Nuru Energy put this kind of innovation into practice, developing a human-powered cycle that provides clean power across Africa using recyclable plastic parts and locally available materials. Likewise, in the UK, Cyndi Rhoades launched “Worn Again,” which produces fashionable products from unusual recycled materials like scrap leather from car seats, parachutes, and prison blankets.
Of course, the idea of reusing materials within continuous closed loops to extract their maximum value is not a new one. But it has recently been revived, with the emergence of the “circular economy” concept, which calls for the continual re-exploitation of resources through the reuse and refurbishment of products, components, and materials.

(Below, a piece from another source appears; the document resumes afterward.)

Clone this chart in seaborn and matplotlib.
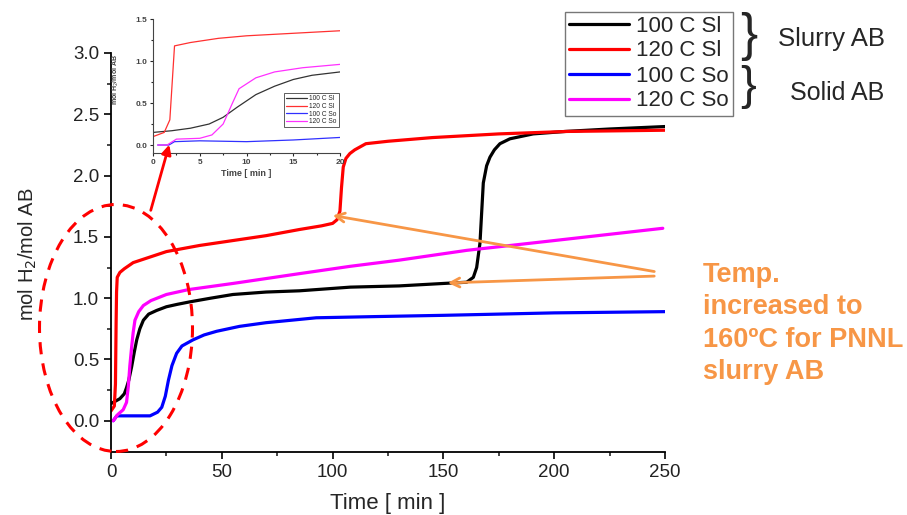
import matplotlib
matplotlib.use('Agg')
import matplotlib.pyplot as plt
import seaborn as sns
import numpy as np
from matplotlib.patches import Ellipse, FancyArrowPatch

sns.set_style('white')
plt.rcParams['font.family'] = ['Liberation Sans', 'DejaVu Sans']

# main plot data (time in min, mol H2 / mol AB)
t_100sl = [0, 2, 4, 6, 7, 8, 9.3, 10.5, 11.6, 13, 14.6, 17, 20.6, 25, 30, 35.6, 45, 55, 70,
           85, 108, 130, 150, 160.5, 163.5, 165, 166.5, 168, 169.5, 171, 173, 175.5, 180,
           190.5, 205, 225, 250]
y_100sl = [0.14, 0.16, 0.18, 0.22, 0.27, 0.33, 0.44, 0.56, 0.66, 0.75, 0.82, 0.87, 0.90,
           0.93, 0.95, 0.97, 1.00, 1.03, 1.05, 1.06, 1.09, 1.10, 1.12, 1.13, 1.17, 1.25,
           1.45, 1.94, 2.08, 2.15, 2.21, 2.26, 2.30, 2.34, 2.36, 2.38, 2.40]

t_120sl = [0, 1.5, 2.0, 2.3, 2.5, 2.8, 4, 6, 10, 15, 25, 40, 55, 70, 85, 95, 100, 102,
           103.3, 104, 104.8, 106, 107.8, 110, 115, 125, 145, 175, 205.8, 250]
y_120sl = [0.08, 0.12, 0.30, 0.80, 1.05, 1.17, 1.21, 1.24, 1.29, 1.32, 1.38, 1.43, 1.47,
           1.51, 1.56, 1.59, 1.61, 1.64, 1.71, 1.90, 2.07, 2.14, 2.18, 2.21, 2.26, 2.28,
           2.31, 2.34, 2.36, 2.37]

t_100so = [1, 2.6, 10, 17.6, 21, 22.9, 24.5, 25.9, 27.5, 29.6, 32, 37, 42, 47.7, 58, 70,
           92.6, 120, 150, 200, 250]
y_100so = [0.0, 0.04, 0.04, 0.04, 0.07, 0.11, 0.20, 0.33, 0.45, 0.55, 0.61, 0.66, 0.70,
           0.73, 0.77, 0.80, 0.84, 0.85, 0.86, 0.88, 0.89]

t_120so = [1, 3, 5.5, 7, 7.8, 8.5, 9.3, 10, 10.8, 12.5, 14.6, 18, 25, 35, 55, 85, 108,
           130, 160.5, 200, 249]
y_120so = [0.0, 0.05, 0.09, 0.15, 0.28, 0.45, 0.60, 0.72, 0.82, 0.89, 0.94, 0.98, 1.03,
           1.07, 1.12, 1.20, 1.26, 1.31, 1.39, 1.47, 1.57]

# inset data (first 20 min)
ti_100sl = [0, 2, 4, 6, 7.5, 9, 11, 13, 15, 17, 20]
yi_100sl = [0.15, 0.17, 0.20, 0.25, 0.33, 0.45, 0.60, 0.70, 0.78, 0.83, 0.87]
ti_120sl = [0, 1.2, 1.8, 2.3, 4, 7, 10, 15, 20]
yi_120sl = [0.10, 0.15, 0.30, 1.18, 1.22, 1.27, 1.30, 1.33, 1.36]
ti_100so = [0.5, 1.7, 2.3, 5, 10, 15, 20]
yi_100so = [0.0, 0.0, 0.04, 0.05, 0.04, 0.06, 0.09]
ti_120so = [0.5, 1.5, 2.5, 5, 6.3, 7.5, 8.5, 9.2, 11, 13, 16, 20]
yi_120so = [0.0, 0.0, 0.07, 0.08, 0.12, 0.25, 0.50, 0.67, 0.80, 0.87, 0.92, 0.96]

labels = ['100 C Sl', '120 C Sl', '100 C So', '120 C So']
colors = ['black', '#ff0000', '#0000ff', '#ff00ff']

fig = plt.figure(figsize=(9.07, 5.15), dpi=100)

# ---- main axes ----
ax = fig.add_axes([0.1224, 0.1223, 0.6108, 0.7748])
main = [(t_100sl, y_100sl), (t_120sl, y_120sl), (t_100so, y_100so), (t_120so, y_120so)]
for (t, y), lab, c in zip(main, labels, colors):
    sns.lineplot(x=t, y=y, ax=ax, color=c, linewidth=2.3, label=lab, sort=False, estimator=None)
ax.set_xlim(0, 250)
ax.set_ylim(-0.255, 3.0)
ax.set_xticks([0, 50, 100, 150, 200, 250])
ax.set_xticks([25, 75, 125, 175, 225], minor=True)
ax.set_yticks([0.0, 0.5, 1.0, 1.5, 2.0, 2.5, 3.0])
ax.set_yticks([0.25, 0.75, 1.25, 1.75, 2.25, 2.75], minor=True)
ax.set_yticklabels(['0.0', '0.5', '1.0', '1.5', '2.0', '2.5', '3.0'])
ax.tick_params(which='major', direction='out', length=5, width=1.2, labelsize=13.5,
               left=True, bottom=True, colors='black', labelcolor='#222222')
ax.tick_params(which='minor', direction='out', length=3, width=1.2, left=True, bottom=True)
for s in ['top', 'right']:
    ax.spines[s].set_visible(False)
for s in ['left', 'bottom']:
    ax.spines[s].set_color('black')
    ax.spines[s].set_linewidth(1.3)
ax.set_xlabel('Time [ min ]', fontsize=16)
ax.set_ylabel('mol H$_2$/mol AB', fontsize=14.5)
ax.xaxis.set_label_coords(0.5, -0.102)
ax.yaxis.set_label_coords(-0.13, 0.496)
ax.get_legend().remove()
handles, labs = ax.get_legend_handles_labels()

leg = fig.legend(handles, labs, loc='upper right', bbox_to_anchor=(733 / 907, 1 - 11.5 / 515),
                 borderaxespad=0, fontsize=16, handlelength=2.7, labelspacing=0.18,
                 borderpad=0.18, handletextpad=0.35, fancybox=False, frameon=True, framealpha=1)
leg.get_frame().set_edgecolor('#777777')
leg.get_frame().set_linewidth(1.0)

# ---- inset ----
axi = fig.add_axes([0.1687, 0.7021, 0.2062, 0.261])
inset = [(ti_100sl, yi_100sl), (ti_120sl, yi_120sl), (ti_100so, yi_100so), (ti_120so, yi_120so)]
icolors = ['#333333', '#ff3030', '#3030ff', '#ff30ff']
for (t, y), lab, c in zip(inset, labels, icolors):
    sns.lineplot(x=t, y=y, ax=axi, color=c, linewidth=0.9, label=lab, sort=False, estimator=None)
axi.set_xlim(0, 20)
axi.set_ylim(-0.1, 1.5)
axi.set_xticks([0, 5, 10, 15, 20])
axi.set_xticks([2.5, 7.5, 12.5, 17.5], minor=True)
axi.set_yticks([0.0, 0.5, 1.0, 1.5])
axi.set_yticks([0.25, 0.75, 1.25], minor=True)
axi.set_yticklabels(['0.0', '0.5', '1.0', '1.5'])
axi.tick_params(which='major', direction='out', length=2.5, width=0.8, labelsize=6,
                left=True, bottom=True, labelcolor='#444444', pad=1.5)
axi.tick_params(which='minor', direction='out', length=1.5, width=0.8, left=True, bottom=True)
for lbl in axi.get_xticklabels() + axi.get_yticklabels():
    lbl.set_fontweight('bold')
for s in ['top', 'right']:
    axi.spines[s].set_visible(False)
for s in ['left', 'bottom']:
    axi.spines[s].set_color('#444444')
    axi.spines[s].set_linewidth(0.8)
axi.set_xlabel('Time [ min ]', fontsize=6.5, fontweight='bold', color='#444444', labelpad=2)
axi.set_ylabel('mol H$_2$/mol AB', fontsize=5, fontweight='bold', color='#444444')
axi.yaxis.set_label_coords(-0.17, 0.55)
lg = axi.legend(loc='lower right', bbox_to_anchor=(1.01, 0.17), fontsize=4.8,
                handlelength=3.2, labelspacing=0.1, borderpad=0.3, handletextpad=0.3,
                fancybox=False, framealpha=1)
lg.get_frame().set_edgecolor('#444444')
lg.get_frame().set_linewidth(0.6)

# ---- annotations in figure pixels ----
W, H = 907, 515
def fp(x, y):
    return (x / W, 1 - y / H)

ell = Ellipse(fp(116, 328), 153 / W, 247 / H, transform=fig.transFigure, fill=False,
              edgecolor='#ff0000', linestyle=(0, (4, 3)), linewidth=2.2)
fig.add_artist(ell)
fig.add_artist(FancyArrowPatch(fp(150, 213), fp(170, 142), transform=fig.transFigure,
                               arrowstyle='-|>', mutation_scale=14, color='#ff0000', linewidth=2))

orange = '#F79646'
fig.add_artist(FancyArrowPatch(fp(657, 272), fp(330, 215), transform=fig.transFigure,
                               arrowstyle='->', mutation_scale=16, color=orange, linewidth=2))
fig.add_artist(FancyArrowPatch(fp(657, 276), fp(445, 283), transform=fig.transFigure,
                               arrowstyle='->', mutation_scale=16, color=orange, linewidth=2))
fig.text(703 / W, 1 - 262 / H, 'Temp.\nincreased to\n160ºC for PNNL\nslurry AB',
         color=orange, fontsize=19.5, fontweight='bold', va='top', ha='left', linespacing=1.32)

# braces and group labels
fig.text(740 / W, 1 - 36 / H, '}', fontsize=37, va='center', ha='left')
fig.text(740 / W, 1 - 87 / H, '}', fontsize=34, va='center', ha='left')
fig.text(778 / W, 1 - 39 / H, 'Slurry AB', fontsize=18.5, va='center', ha='left')
fig.text(790 / W, 1 - 93 / H, 'Solid AB', fontsize=18, va='center', ha='left')

fig.savefig('out.png', dpi=100)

A report by the Ellen MacArthur Foundation estimated that the circular economy concept could save the EU alone $380 billion (Dh1,395 billion) annually in materials for medium-lifespan consumer durables such as cars, furniture, and household electric appliances. The second and third volumes of the report estimated that the world could save as much as $700 billion each year on single-use consumer goods like packaged food and beverages. Incorporating such loops into the broader framework of the blue economy would bring even greater benefits.
As the world heads toward catastrophic levels of resource depletion and environmental degradation, calls for a new economic model — whether green, blue, circular, or something else — will only grow louder. And many people are willing to put their money where their mouth is. The proliferation of IT and social media means that it is easier than ever for entrepreneurs to tap into a large pool of finance — not to mention contacts and expertise — from small investors. Of the roughly 500 crowdfunding platforms that now exist, several specifically target clean technologies.
Last May, Eureeca.com took the crowdfunding concept further than ever, creating the first truly global crowd-investing marketplace that offers equity in funded companies. If used wisely, such platforms could take up the slack created by governments’ fiscal constraints to facilitate the entrepreneurial innovations needed to build the blue economy.
Other increasingly prominent trends — such as collaborative consumption, pay per use, and sharing and leasing models — could offer similarly powerful impetus to these efforts.
Given the impracticality of relying on top-down solutions, the creation of a cleaner economy should rely on visionary entrepreneurs who can transform challenges into opportunities. Sustainability begins at the grass roots.
— The writer is senior research fellow at the INSEAD Innovation and Policy Initiative.